EN L’ESPACE DE DEUX DÉCENNIES, LA POPULATION DES BALEINES BORÉALES DIMINUE DE 60 %

Une situation qui impactera fortement les communautés autochtones locales en les privant d’une source de nourriture majeure, comme le précise Brad Barr de l’US National Oceanic and Atmospheric Administration : « Le morse représentait une source de nourriture essentielle pour le peuple inuit, et lorsque les baleiniers ont commencé à le chasser, des villages entiers mouraient de faim. »

En chassant les morses, les baleiniers privent de nombreux villages inuits d’une source de nourriture essentielle
auteur inconnu / Wikipedia

DES EXPÉDITIONS DE PLUS EN PLUS PÉRILLEUSES

Les profits générés par la chasse à la baleine sont cependant trop importants pour que le monde de l’industrie ne s’émeuve de leur forte diminution.

Les flottes de baleiniers sont contraintes de s’aventurer dans des eaux de plus en plus isolées, et les désastres se multiplient. En 1845, deux navires commandés par le capitaine britannique Sir John Franklin se retrouvent perdus dans l’Arctique, qui acquiert alors la réputation d’une zone hostile engloutissant navires et équipages.

Pour Brad Barr, la flotte de 1871 a échappé de peu à un sort funeste : « Ils savaient que l’hiver arctique arrivait, mais les baleines se faisant moins nombreuses et de plus en plus difficiles à capturer, ils ont choisi de rester plus longtemps afin de remplir leurs cales de graisse et d’os. »

Jusqu’en 2015, il n’y avait aucune preuve matérielle de ce désastre. Mais l’analyse des fonds marins de la région menée par Barr et son équipe a permis de découvrir les vestiges d’au moins deux des baleiniers américains.

En utilisant un sonar, les chercheurs ont découvert la « signature magnétique » d’une épave située à 5 mètres sous la surface et ont pu distinguer les contours des coques, ancres et récipients servant à conserver l’huile extraite à partir de la graisse des baleines boréales. Avec des pertes évaluées à l’époque à 1,6 million de dollars (soit 30 millions de dollars actuels), le désastre de 1871 a un impact significatif sur l’industrie baleinière.

La plupart des navires proviennent de New Bedford (au sud de Boston), et les répercussions économiques de l’incident se révèlent terribles pour la région. Beaucoup des capitaux investis ont été littéralement engloutis par les glaces de l’Arctique, et l’industrie de l’assurance et les armateurs se retrouvent également fortement impactés par le sinistre.

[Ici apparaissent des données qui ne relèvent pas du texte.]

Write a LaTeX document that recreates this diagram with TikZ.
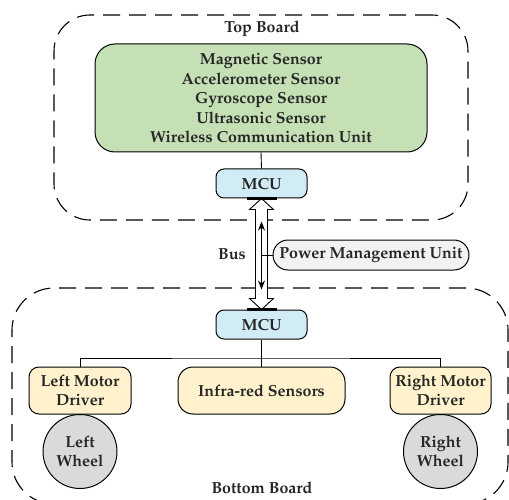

Bien qu’elle ait été fortement ralentie par la catastrophe, la chasse à la baleine se poursuit toutefois. Les fanons continuent à se vendre à prix d’or, et les équipages sont prêts à prendre tous les risques. Il faut finalement attendre 1876 et la disparition tragique de 50 marins en Arctique pour que l’industrie baleinière prenne définitivement du plomb dans l’aile.

EN 1876, UNE NOUVELLE TRAGÉDIE SCELLE LE DESTIN D’UNE INDUSTRIE BALEINIÈRE À L’AGONIE

Si la baleine boréale a échappé à l’extinction au cours du 19e siècle, elle reste encore aujourd’hui une espèce menacée
bowhead-1 Kate Stafford / Creative Commons

A la fin du 19e siècle, l’huile de baleine voit sa valeur diminuer avec le développement de l’industrie pétrolière moderne, et les profits deviennent trop faibles pour justifier ces périlleuses expéditions de chasse à la baleine dans les eaux arctiques. Fort heureusement pour les baleines boréales, l’industrie baleinière s’effondre avant qu’elles ne disparaissent définitivement. Toutefois, bien que leur population semble en légère augmentation ces dernières années, leur espèce reste encore aujourd’hui menacée.